In May, Moeller found himself working with a 28-year-old instead of young players. Tebow, through his agent, learned about Moeller’s work and came to Scottsdale to pursue his dream of playing Major League Baseball.

Moeller crunched his training methods into three months before Tebow, who hadn’t played baseball since he was in high school, held his Major League showcase in August. Tebow signed a minor-league contract with the New York Mets earlier this month.

“[Tebow] had trust in me the first day, which meant a lot to me, because he doesn’t know me from anybody,” Moeller said. “He’s just trusting that I’m going to be the right answer for him to make this move in an industry that he hasn’t done and he’s gonna trust that what I tell him to do is right and that was a little humbling.”

Not a Mentor

Now that he’s been coaching [athletes] for six years, Moeller appreciates the relationships he’s built with the kids on his teams, but hates being called their mentor.

For Moeller, the rapport between a coach and an athlete gives the game and his job purpose.

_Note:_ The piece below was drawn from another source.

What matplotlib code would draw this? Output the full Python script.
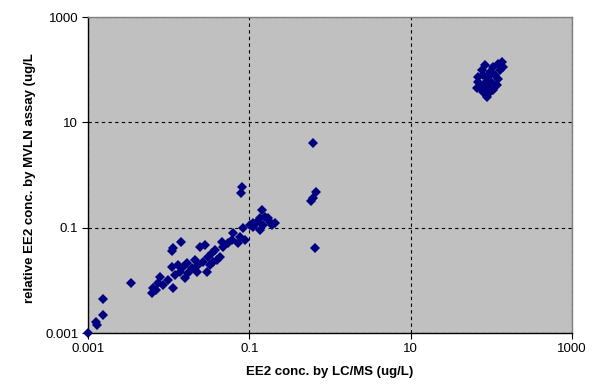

“There’s different parts that really start to help me as far as growing more as a person and as a coach, and it’s those relationships that really do it,” Moeller said. “The baseball part, I mean, that’s never really going to change.”

Chad Moeller throws batting practice during a Team Dinger workout.(Photo by Trisha Garcia/Cronkite News)

Chad Moeller throws batting practice during a Team Dinger workout.(Photo by Trisha Garcia/Cronkite News)

Team Dinger’s Evan Kelley said his three years with Chad Moeller Baseball have been about the environment as much as the baseball experience.

“He’s really interactive with his kids,” Evan, 14, said. “He really knows how to cheer them up if they’re down and he knows how to talk to them right and teach them whatever they need to know.”

Moeller’s coach-athlete relationships give him the sense that what he is doing matters beyond an improved batting average or a college recommendation letter.

“I want to see some of these kids start playing for me when they’re 10 or 11, and I want to see them graduate from high school,” Moeller said. “I want to see these kids make this full spectrum of growing up and knowing that I’ve been able to have an impact that is incredibly important for me.”

Life after baseball is a teaching point for Moeller, who graduated from Upland High School in Southern California before attending USC as an economics major.

He works with approximately 1,500 athletes between his clinics, lessons and teams. Moeller is familiar with the odds of any of those players being drafted and making a Major League roster.

“You’re going to be a former baseball player longer than (you were) a current baseball player,” Moeller said. “No matter what, baseball ends, or whatever sport it is ends at some point … so that’s the goal, use baseball to teach them life lessons.”